Kylie Huch

Reveal Contact Info

PhD Student

Neuroscience

Sommer Lab

Current Research

My current research explores the computational and biophysical properties underlying the flexibility and robustness of neural circuits as well as neural information representational schemes and internal world model building.

I’m very interested in how organisms encode and represent the external environment internally as well as how they interact with and perform goal-oriented computations on these representations. I’m particularly interested in one-shot learning, hierarchical reasoning, and abstraction and the representational schemes, computational paradigms, and neural architectures that support these cognitive operations. Much of my work in this space involves vector symbolic architectures (VSAs) in which information is represented and computation is performed with very high dimensional vectors.

I’m also interested in the architectural and algorithmic principles underlying the interplay between plasticity and homeostasis in neural circuits. In particular, how these systems learn without over-writing or corrupting previously learned information (especially in multi-modal circuits) as well as how they maintain consistent functionality over broad ranges of biophysical network parameters.

Background

As an undergraduate at UCSB, I majored in biophysical chemistry and computer science, emphasizing in genetics and computer architecture respectively. I was initially focused on synthetic biology and enzyme design but later pivoted to neuromorphic computing focusing on temporal logic paradigms and spiking hardware technologies. After pivoting to CS/EE, I spent a great deal of time researching learning rules for temporal, spiking encoding schemes and in the process, became interested in the problem of transformation invariance and one-shot learning. Through this line of research, I learned about the principles of concept manifolds in biology and, through this, Bruno Olshausen’s work on form and motion pathways in the visual system as well as Pentti Kanerva’s book Sparse Distributed Memory, which along with Tony Plate’s thesis, laid the foundation for the field of Hyperdimensional Computing (HDC)/Vector Symbolic Architectures (VSAs). For the rest of my time as an undergraduate, I focused on developing a computational paradigm combining temporal, delay-based computing with HDC and designing hardware architectures capable of implementing such designs.

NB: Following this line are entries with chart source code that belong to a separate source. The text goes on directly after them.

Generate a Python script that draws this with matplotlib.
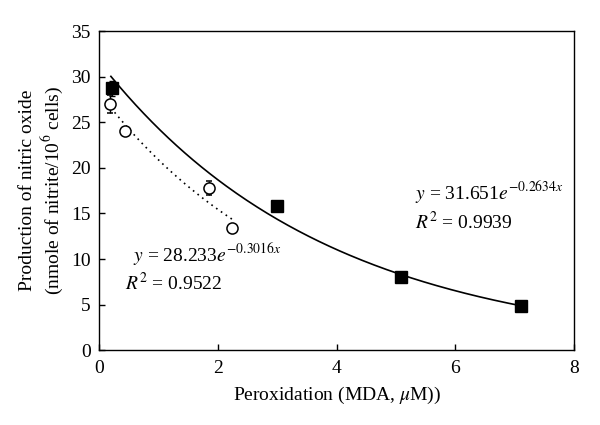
import numpy as np
import matplotlib
matplotlib.use("Agg")
import matplotlib.pyplot as plt

plt.rcParams['font.family'] = ['Liberation Serif', 'DejaVu Serif']
plt.rcParams['mathtext.fontset'] = 'stix'

# Data
sq_x = [0.22, 3.0, 5.09, 7.1]
sq_y = [28.7, 15.8, 8.0, 4.8]
sq_err = [0.8, 0, 0, 0]
ci_x = [0.19, 0.44, 1.85, 2.24]
ci_y = [27.0, 24.0, 17.8, 13.4]
ci_err = [1.0, 0, 0.8, 0]
fit_sq = (31.651, -0.2634)
fit_ci = (28.233, -0.3016)

fig = plt.figure(figsize=(6, 4.25), dpi=100)
ax = fig.add_axes([0.165, 0.176, 0.792, 0.751])

xs = np.linspace(0.2, 7.1, 200)
ax.plot(xs, fit_sq[0] * np.exp(fit_sq[1] * xs), color='black', lw=1.2, zorder=2)
xc = np.linspace(0.2, 2.25, 100)
ax.plot(xc, fit_ci[0] * np.exp(fit_ci[1] * xc), color='black', lw=1.2, ls=(0, (1, 2.5)), zorder=2)

ax.errorbar(sq_x, sq_y, yerr=sq_err, fmt='s', color='black', ms=8, capsize=2, elinewidth=1, zorder=4)
ax.errorbar(ci_x, ci_y, yerr=ci_err, fmt='o', mfc='white', mec='black', ecolor='black',
            ms=8, mew=1.1, capsize=2, elinewidth=1, zorder=3)

ax.set_xlim(0, 8)
ax.set_ylim(0, 35)
ax.set_xticks([0, 2, 4, 6, 8])
ax.set_yticks(range(0, 36, 5))
ax.tick_params(direction='in', length=4, labelsize=14, width=1)
ax.tick_params(axis='x', pad=7)
ax.tick_params(axis='y', pad=6)
for s in ax.spines.values():
    s.set_linewidth(1)

ax.set_xlabel('Peroxidation (MDA, $\\mu$M))', fontsize=14, labelpad=6)
ax.set_ylabel('Production of nitric oxide\n(nmole of nitrite/10$^6$ cells)', fontsize=14, linespacing=1.2)

ax.text(0.57, 10.5, '$y$ = 28.233$e^{-0.3016x}$', fontsize=14, va='center')
ax.text(0.44, 7.4, '$R^2$ = 0.9522', fontsize=14, va='center')
ax.text(5.32, 17.3, '$y$ = 31.651$e^{-0.2634x}$', fontsize=14, va='center')
ax.text(5.32, 14.0, '$R^2$ = 0.9939', fontsize=14, va='center')

fig.savefig('out.png', dpi=100)
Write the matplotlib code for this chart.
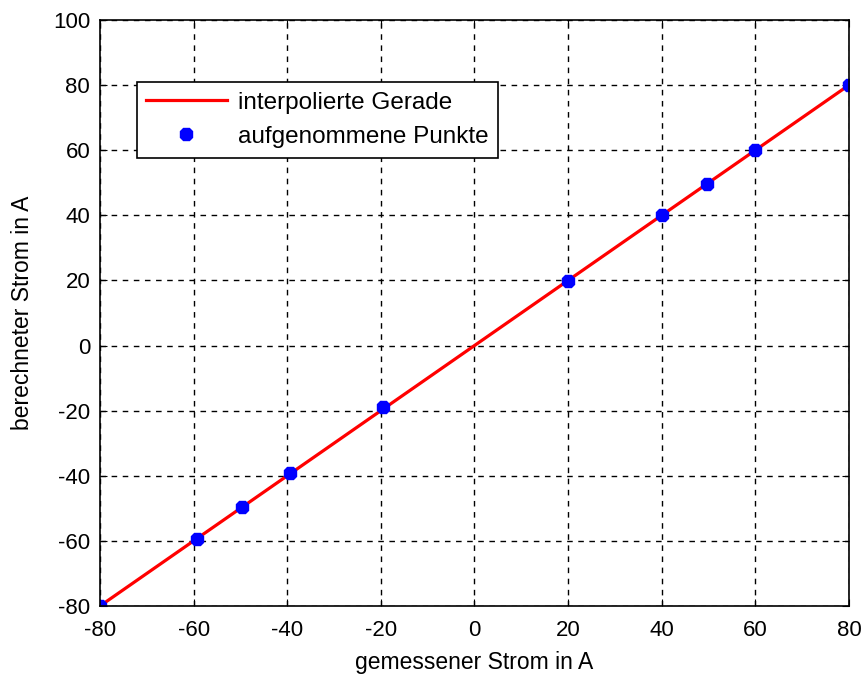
import matplotlib.pyplot as plt

# gemessener / berechneter Strom
meas_x = [-80, -59.3, -49.6, -39.4, -19.5, 20, 40, 49.6, 60, 80]
calc_y = [-80, -59.3, -49.6, -39.2, -19.0, 19.8, 40, 49.6, 60, 80]
line_x = [-80, 80]
line_y = [-80, 80]

plt.rcParams['font.family'] = ['Liberation Sans', 'DejaVu Sans']
plt.rcParams['axes.unicode_minus'] = False

fig = plt.figure(figsize=(8.61, 6.75), dpi=100)
ax = fig.add_axes([0.1161, 0.1022, 0.8699, 0.8682])

ax.plot(line_x, line_y, color="red", lw=2.3, label="interpolierte Gerade")
ax.plot(meas_x, calc_y, linestyle="none", marker="8", ms=10, color="blue",
        label="aufgenommene Punkte")

ax.set_xlim(-80, 80)
ax.set_ylim(-80, 100)
ax.set_xticks(range(-80, 81, 20))
ax.set_yticks(range(-80, 101, 20))
ax.grid(True, color="black", linestyle=(0, (4, 4)), lw=1)
ax.tick_params(direction="in", top=True, right=True, labelsize=16, length=5)
ax.tick_params(axis="x", pad=10)
ax.tick_params(axis="y", pad=7)
for s in ax.spines.values():
    s.set_linewidth(1.2)

ax.set_xlabel("gemessener Strom in A", fontsize=16.5, labelpad=7)
ax.set_ylabel("berechneter Strom in A", fontsize=16.5, labelpad=14)

leg = ax.legend(loc="upper left", bbox_to_anchor=(0.049, 0.894),
                borderaxespad=0, fontsize=17.5, fancybox=False, framealpha=1,
                edgecolor="black", handlelength=3.3, handletextpad=0.45,
                labelspacing=0.5, borderpad=0.4, numpoints=1)
leg.get_frame().set_linewidth(1.2)

fig.savefig("out.png", dpi=100)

After graduating from UCSB, I went to work at Lawrence Berkeley National Laboratories (LBL) in the Computer Architecture Group (CAG) doing neuromorphic computer hardware-software codesign. There I focused on designing energy-efficient high performance computing (HPC) systems with post-Moore (non-CMOS) technologies, primarily superconducting, spiking single flux quantum (SFQ) hardware. My work remained mostly centered around developing dedicated architectures for HDC/VSA pattern matching algorithms for highly area, energy, and bandwidth constrained applications such as edge and intermittent computing.

I decided to do a PhD in neuroscience as opposed to CS/EE as I feel that the future of computing lies in biological neural systems. The human brain runs on ~20W yet outperforms cutting-edge AI and supercomputers on a huge assortment of tasks despite also processing information at a vastly slower rate. Additionally, neural circuits are highly robust and flexible, capable of sustaining a massive amount of damage before functionality is compromised and operating correctly over an incredibly broad range of architectural/biophysical parameters. I’m very interested in studying the architectural and algorithmic properties underlying these properties in neural circuits.

Outside of my PhD research, I’m a passionate technical diver specializing in cave and deep diving. I’ve explored multiple underwater cave systems in Thailand going to a maximum depth of 102 m on open circuit. I also love drawing, snowboarding, backpacking, and exploring.